- [What is needed] Set all the material down again unchanged, without the pictures.

- [Supplied information]
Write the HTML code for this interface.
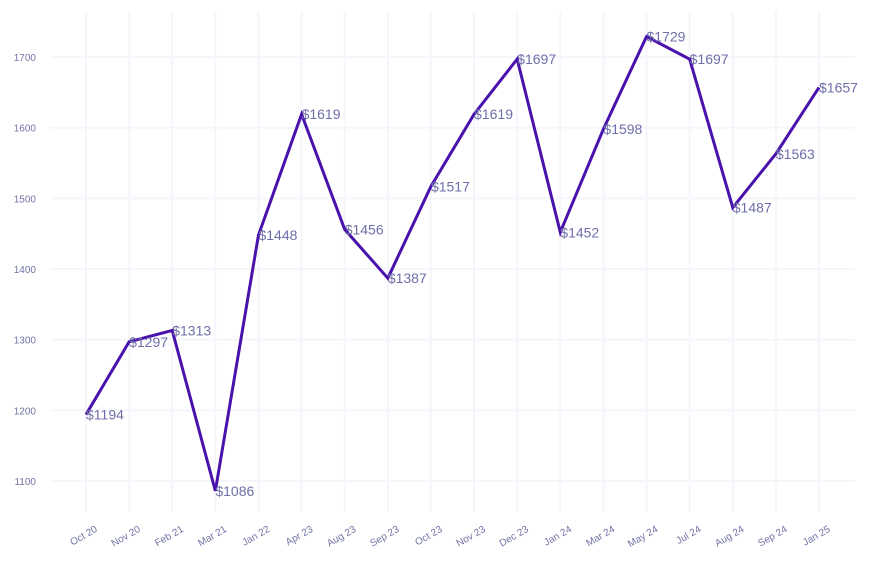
<!DOCTYPE html>
<html><head><meta charset="utf-8"><style>
body{margin:0;background:#fff;}
svg{display:block;font-family:"Liberation Sans",sans-serif;}
</style></head><body>
<svg id="chart" width="873" height="565">
<g id="grid"></g>
<g id="yaxis"></g>
<g id="xaxis"></g>
<g id="series"></g>
</svg>
<script>
const categories=["Oct 20","Nov 20","Feb 21","Mar 21","Jan 22","Apr 23","Aug 23","Sep 23","Oct 23","Nov 23","Dec 23","Jan 24","Mar 24","May 24","Jul 24","Aug 24","Sep 24","Jan 25"];
const values=[1194,1297,1313,1086,1448,1619,1456,1387,1517,1619,1697,1452,1598,1729,1697,1487,1563,1657];
const yTicks=[1100,1200,1300,1400,1500,1600,1700];
const NS="http://www.w3.org/2000/svg";
const x=i=>86+i*(819-86)/(categories.length-1);
const y=v=>481-(v-1100)*(481-57)/600;
function mk(tag,attrs,parent){const e=document.createElementNS(NS,tag);for(const k in attrs)e.setAttribute(k,attrs[k]);parent.appendChild(e);return e;}
const grid=document.getElementById('grid'),ya=document.getElementById('yaxis'),xa=document.getElementById('xaxis'),se=document.getElementById('series');
yTicks.forEach(t=>{
 const l=mk('line',{x1:50,x2:855,y1:y(t),y2:y(t),stroke:'#f5f5fc','stroke-width':2},grid);
 
 
 const tx=mk('text',{x:36,y:y(t)+4,'text-anchor':'end','font-size':10,fill:'#7373a6'},ya);
 tx.textContent=t;
 
 
});
categories.forEach((c,i)=>{
 const l=mk('line',{x1:x(i),x2:x(i),y1:12,y2:512,stroke:'#f5f5fc','stroke-width':2},grid);
 
 
 const tx=mk('text',{x:x(i)+12,y:531,'text-anchor':'end','font-size':10,fill:'#7373a6',transform:`rotate(-30 ${x(i)+12} 531)`},xa);
 tx.textContent=c;
 
 
});
const p=mk('polyline',{points:values.map((v,i)=>x(i)+','+y(v)).join(' '),fill:'none',stroke:'#4a12ad','stroke-width':3,'stroke-linejoin':'miter'},se);


values.forEach((v,i)=>{
 const t=mk('text',{x:x(i),y:y(v)+5,'font-size':14,fill:'#6e6fa8'},se);
 t.textContent='$'+v;
 
 
});
</script>
</body></html>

- [Solution to the problem]
Write the HTML code for this interface.
<!DOCTYPE html>
<html><head><meta charset="utf-8"><style>
body{margin:0;background:#fff;}
svg{display:block;font-family:"Liberation Sans",sans-serif;}
</style></head><body>
<svg id="chart" width="873" height="565">
<g id="grid"></g>
<g id="yaxis"></g>
<g id="xaxis"></g>
<g id="series"></g>
</svg>
<script>
const categories=["Oct 20","Nov 20","Feb 21","Mar 21","Jan 22","Apr 23","Aug 23","Sep 23","Oct 23","Nov 23","Dec 23","Jan 24","Mar 24","May 24","Jul 24","Aug 24","Sep 24","Jan 25"];
const values=[1194,1297,1313,1086,1448,1619,1456,1387,1517,1619,1697,1452,1598,1729,1697,1487,1563,1657];
const yTicks=[1100,1200,1300,1400,1500,1600,1700];
const NS="http://www.w3.org/2000/svg";
const x=i=>86+i*(819-86)/(categories.length-1);
const y=v=>481-(v-1100)*(481-57)/600;
function mk(tag,attrs,parent){const e=document.createElementNS(NS,tag);for(const k in attrs)e.setAttribute(k,attrs[k]);parent.appendChild(e);return e;}
const grid=document.getElementById('grid'),ya=document.getElementById('yaxis'),xa=document.getElementById('xaxis'),se=document.getElementById('series');
yTicks.forEach(t=>{
 const l=mk('line',{x1:50,x2:855,y1:y(t),y2:y(t),stroke:'#f5f5fc','stroke-width':2},grid);
 
 
 const tx=mk('text',{x:36,y:y(t)+4,'text-anchor':'end','font-size':10,fill:'#7373a6'},ya);
 tx.textContent=t;
 
 
});
categories.forEach((c,i)=>{
 const l=mk('line',{x1:x(i),x2:x(i),y1:12,y2:512,stroke:'#f5f5fc','stroke-width':2},grid);
 
 
 const tx=mk('text',{x:x(i)+12,y:531,'text-anchor':'end','font-size':10,fill:'#7373a6',transform:`rotate(-30 ${x(i)+12} 531)`},xa);
 tx.textContent=c;
 
 
});
const p=mk('polyline',{points:values.map((v,i)=>x(i)+','+y(v)).join(' '),fill:'none',stroke:'#4a12ad','stroke-width':3,'stroke-linejoin':'miter'},se);


values.forEach((v,i)=>{
 const t=mk('text',{x:x(i),y:y(v)+5,'font-size':14,fill:'#6e6fa8'},se);
 t.textContent='$'+v;
 
 
});
</script>
</body></html>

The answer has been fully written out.